§ **GOAL**
Without including any pictures, write out the listing below exactly.

=== DATA BLOCK ===

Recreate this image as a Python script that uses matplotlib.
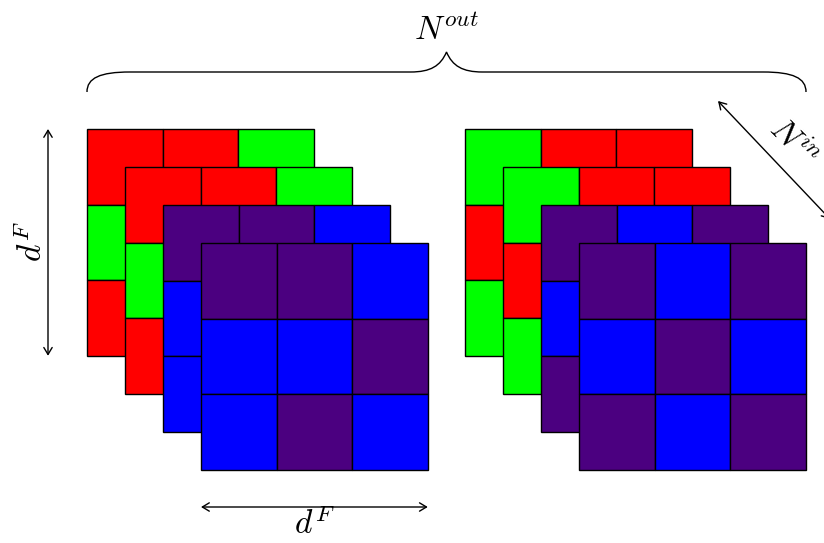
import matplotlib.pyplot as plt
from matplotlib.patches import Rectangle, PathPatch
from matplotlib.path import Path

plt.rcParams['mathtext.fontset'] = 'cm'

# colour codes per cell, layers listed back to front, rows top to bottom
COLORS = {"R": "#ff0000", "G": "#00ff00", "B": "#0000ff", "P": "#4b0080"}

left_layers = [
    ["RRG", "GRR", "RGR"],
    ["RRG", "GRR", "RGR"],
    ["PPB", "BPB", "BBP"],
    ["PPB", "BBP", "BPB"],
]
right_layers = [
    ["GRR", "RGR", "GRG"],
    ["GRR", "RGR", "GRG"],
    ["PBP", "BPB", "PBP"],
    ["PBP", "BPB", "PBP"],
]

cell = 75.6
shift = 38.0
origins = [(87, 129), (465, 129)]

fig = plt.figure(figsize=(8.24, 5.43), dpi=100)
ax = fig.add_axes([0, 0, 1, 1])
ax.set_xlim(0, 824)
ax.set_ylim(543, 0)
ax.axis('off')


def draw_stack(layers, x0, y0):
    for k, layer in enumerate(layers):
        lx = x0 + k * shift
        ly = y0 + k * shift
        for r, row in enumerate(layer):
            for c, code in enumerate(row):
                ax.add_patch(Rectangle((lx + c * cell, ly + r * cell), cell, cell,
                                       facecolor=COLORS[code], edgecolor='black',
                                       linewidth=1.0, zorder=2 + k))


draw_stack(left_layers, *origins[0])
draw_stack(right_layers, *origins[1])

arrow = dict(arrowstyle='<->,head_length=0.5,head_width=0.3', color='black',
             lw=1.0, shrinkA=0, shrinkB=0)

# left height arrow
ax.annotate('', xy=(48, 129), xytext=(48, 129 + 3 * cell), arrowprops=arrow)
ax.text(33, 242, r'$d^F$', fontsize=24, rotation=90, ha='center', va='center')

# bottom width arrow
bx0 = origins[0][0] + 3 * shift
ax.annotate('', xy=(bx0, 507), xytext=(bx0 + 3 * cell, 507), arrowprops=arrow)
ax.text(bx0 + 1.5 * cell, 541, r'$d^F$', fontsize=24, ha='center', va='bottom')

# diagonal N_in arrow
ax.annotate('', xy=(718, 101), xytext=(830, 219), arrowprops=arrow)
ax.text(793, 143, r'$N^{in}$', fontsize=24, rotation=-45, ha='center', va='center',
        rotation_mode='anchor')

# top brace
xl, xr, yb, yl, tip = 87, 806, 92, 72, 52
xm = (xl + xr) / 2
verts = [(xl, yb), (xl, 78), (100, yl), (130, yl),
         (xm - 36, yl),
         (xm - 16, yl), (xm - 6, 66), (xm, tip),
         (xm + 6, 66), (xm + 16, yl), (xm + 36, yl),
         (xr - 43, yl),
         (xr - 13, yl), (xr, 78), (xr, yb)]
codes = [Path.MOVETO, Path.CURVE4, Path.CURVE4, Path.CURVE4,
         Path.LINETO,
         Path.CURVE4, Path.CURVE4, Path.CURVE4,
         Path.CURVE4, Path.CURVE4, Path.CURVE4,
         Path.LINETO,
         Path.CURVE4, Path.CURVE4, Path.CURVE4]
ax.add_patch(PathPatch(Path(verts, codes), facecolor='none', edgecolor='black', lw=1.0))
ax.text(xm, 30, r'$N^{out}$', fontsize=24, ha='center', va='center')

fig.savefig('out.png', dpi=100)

===

§ **OUTPUT OF THE TASK**
Recreate this image as a Python script that uses matplotlib.
import matplotlib.pyplot as plt
from matplotlib.patches import Rectangle, PathPatch
from matplotlib.path import Path

plt.rcParams['mathtext.fontset'] = 'cm'

# colour codes per cell, layers listed back to front, rows top to bottom
COLORS = {"R": "#ff0000", "G": "#00ff00", "B": "#0000ff", "P": "#4b0080"}

left_layers = [
    ["RRG", "GRR", "RGR"],
    ["RRG", "GRR", "RGR"],
    ["PPB", "BPB", "BBP"],
    ["PPB", "BBP", "BPB"],
]
right_layers = [
    ["GRR", "RGR", "GRG"],
    ["GRR", "RGR", "GRG"],
    ["PBP", "BPB", "PBP"],
    ["PBP", "BPB", "PBP"],
]

cell = 75.6
shift = 38.0
origins = [(87, 129), (465, 129)]

fig = plt.figure(figsize=(8.24, 5.43), dpi=100)
ax = fig.add_axes([0, 0, 1, 1])
ax.set_xlim(0, 824)
ax.set_ylim(543, 0)
ax.axis('off')


def draw_stack(layers, x0, y0):
    for k, layer in enumerate(layers):
        lx = x0 + k * shift
        ly = y0 + k * shift
        for r, row in enumerate(layer):
            for c, code in enumerate(row):
                ax.add_patch(Rectangle((lx + c * cell, ly + r * cell), cell, cell,
                                       facecolor=COLORS[code], edgecolor='black',
                                       linewidth=1.0, zorder=2 + k))


draw_stack(left_layers, *origins[0])
draw_stack(right_layers, *origins[1])

arrow = dict(arrowstyle='<->,head_length=0.5,head_width=0.3', color='black',
             lw=1.0, shrinkA=0, shrinkB=0)

# left height arrow
ax.annotate('', xy=(48, 129), xytext=(48, 129 + 3 * cell), arrowprops=arrow)
ax.text(33, 242, r'$d^F$', fontsize=24, rotation=90, ha='center', va='center')

# bottom width arrow
bx0 = origins[0][0] + 3 * shift
ax.annotate('', xy=(bx0, 507), xytext=(bx0 + 3 * cell, 507), arrowprops=arrow)
ax.text(bx0 + 1.5 * cell, 541, r'$d^F$', fontsize=24, ha='center', va='bottom')

# diagonal N_in arrow
ax.annotate('', xy=(718, 101), xytext=(830, 219), arrowprops=arrow)
ax.text(793, 143, r'$N^{in}$', fontsize=24, rotation=-45, ha='center', va='center',
        rotation_mode='anchor')

# top brace
xl, xr, yb, yl, tip = 87, 806, 92, 72, 52
xm = (xl + xr) / 2
verts = [(xl, yb), (xl, 78), (100, yl), (130, yl),
         (xm - 36, yl),
         (xm - 16, yl), (xm - 6, 66), (xm, tip),
         (xm + 6, 66), (xm + 16, yl), (xm + 36, yl),
         (xr - 43, yl),
         (xr - 13, yl), (xr, 78), (xr, yb)]
codes = [Path.MOVETO, Path.CURVE4, Path.CURVE4, Path.CURVE4,
         Path.LINETO,
         Path.CURVE4, Path.CURVE4, Path.CURVE4,
         Path.CURVE4, Path.CURVE4, Path.CURVE4,
         Path.LINETO,
         Path.CURVE4, Path.CURVE4, Path.CURVE4]
ax.add_patch(PathPatch(Path(verts, codes), facecolor='none', edgecolor='black', lw=1.0))
ax.text(xm, 30, r'$N^{out}$', fontsize=24, ha='center', va='center')

fig.savefig('out.png', dpi=100)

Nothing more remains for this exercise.